Tailwind for me and my process is not as useful as writing the necessary css. It could be the script, template, and style blocks way of writing Vue SFCs that drives a lot of this, but my brain wasn't built for pure utility class usage.

Josh Collinsworth has this to say:

Tailwind is nearly as ubiquitous as it is polarizing these days. (I trust if you’ve been interested enough to read this far, I don’t need to cite any sources there.)

Proponents show a near cult-like devotion to Tailwind, some even going so far as to claim it’s “fixed” CSS—or at the very least, made it manageable and predictable in a way it wasn’t for them before. Most frontend frameworks and products feature a first-class Tailwind integration, due to its soaring popularity.

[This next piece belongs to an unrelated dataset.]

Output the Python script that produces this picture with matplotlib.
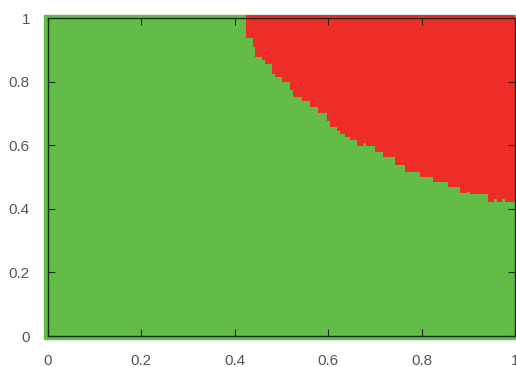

Detractors, on the other hand, claim Tailwind is messy; it gets in the way; it violates core fundamentals of web development; it cuts against the grain; it diminishes the power of CSS; and/or that it does the opposite of what it’s supposed to, adding complexity and making projects even harder to maintain.

I am in that latter camp because of my particular preferences and use cases, but I can see how useful it would be for, say, a React-based project and why that might make maintenance easier.

I think the overall conclusion being a matter of what a certain set of developers values has a lot of merit. I don't want to use Tailwind in its entirety, but I don't want to dismiss its utility either.